TD vs RBC : Choosing between TD Bank and RBC (Royal Bank of Canada)

When choosing between TD Bank and RBC (Royal Bank of Canada), consumers are usually comparing two of Canada’s largest, most established institutions. Both offer comprehensive banking, credit‑card, lending, investment, and digital‑banking services, but they differ in fee structures, account perks, foreign‑exchange rates, and how they waive monthly fees. For many Canadians, the right choice comes down to whether you prioritize lower‑fee chequing plans (often TD’s edge) or broader‑based wealth and insurance products (a traditional RBC strength).


Key differences at a glance

TD and RBC are very similar in network size and digital‑banking quality, but small differences in pricing and product design can add up over time. TD tends to stand out for its multi‑product rebates and fee‑waiver flexibility on chequing accounts, while RBC focuses more on premium‑tier wealth‑management and insurance‑linked perks.
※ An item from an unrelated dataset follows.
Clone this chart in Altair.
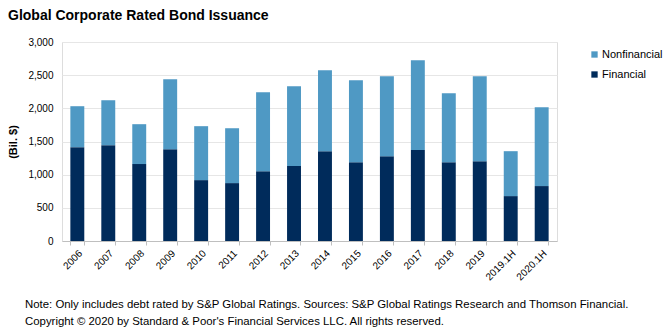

Both banks score highly on mobile‑app ratings, support common payment systems (Apple Pay, Google Pay, Interac e‑Transfer), and maintain thousands of branches and ATMs across Canada.

Because TD also has a major US‑banking footprint, it often offers better foreign‑exchange rates and more seamless cross‑border banking for frequent US travellers than RBC. RBC, meanwhile, emphasizes its position as Canada’s largest bank by assets and leverages its size to offer an especially wide suite of insurance, investment, and business‑banking solutions.


Core banking features compared

The table below compares typical personal‑banking features and structures for TD and RBC in 2026. Exact fees and minimums vary by account type and province, but the ranges below reflect standard patterns.

Feature / product category TD Bank RBC (Royal Bank of Canada)
Total assets (rank) #2 in Canada #1 in Canada 
Branch network size ~1,100 branches in Canada ~1,200 branches in Canada 
Mobile‑app rating Around 4.7/5 Around 4.6/5 
Basic chequing fee ~3.95 CAD/month ~4.00 CAD/month 
Mid‑tier chequing fee ~10.95 CAD/month ~10.95 CAD/month 
Premium chequing fee ~29.95 CAD/month ~30.00 CAD/month 
Fee‑waiver balance Often 3,000–5,000 CAD minimum balance; strong multi‑product rebates Often 3,000–4,000 CAD; some premium accounts waive fees only if you bundle multiple RBC products 
Free Interac e‑Transfers Limited per account unless you’re on a higher‑tier plan Limited per account; similar, sometimes fewer on basic plans 
Savings account interest Generally modest, below some high‑yield competitors Often slightly higher than TD on similar‑tier savings; can lead in some “best rates” lists 
Foreign‑exchange advantage Better FX rates for US travel and cross‑border transfers due to US‑bank presence Standard FX spreads; less optimized for frequent US‑border banking 
Credit‑card rewards Strong Aeroplan‑branded cards; TD Rewards Points across Visa portfolio Avion‑branded cards; RBC Rewards and travel‑focused cards; broader insurance bundles 
Perks with chequing Chequing frequently helps waive aspects of credit‑card fees (e.g., All‑Inclusive Banking Plan) Perks often tied to buying multiple RBC products (e.g., insurance, investments) rather than just balance 
Digital features Biometric login, Apple Pay, Google Pay, Interac e‑Transfer, some US‑focused transfers (e.g., Zelle‑style options via TD US) Biometric login, Apple Pay, Google Pay, Interac e‑Transfer, but no direct US‑peer‑to‑peer tools like Zelle 

Which bank is better for you?

If you are a typical Canadian salary earner who wants a low‑hassle, lower‑fee chequing account and some travel‑focused perks, TD often has the edge. Its multi‑product rebates can eliminate or reduce monthly fees on both chequing and credit cards, and its Aeroplan‑linked cards appeal to frequent flyers. TD’s slight lead in foreign‑exchange and cross‑border convenience is also attractive if you travel to or earn money in the United States.

By contrast, RBC may be better if you prioritize a single‑bank “ecosystem” that bundles banking, insurance, investments, and business banking under one roof. RBC’s savings rates sometimes beat TD’s on comparable products, and its premium chequing and investment lines target higher‑net‑worth clients who accept higher fees in exchange for broader wealth‑management access.

In short, choose TD if you want cheaper or more easily waived chequing‑account fees, Aeroplan‑style travel rewards, and friendlier US‑border banking. Choose RBC if you value a deeply integrated suite of insurance and investment products, slightly stronger savings rates, and being with Canada’s largest bank by assets.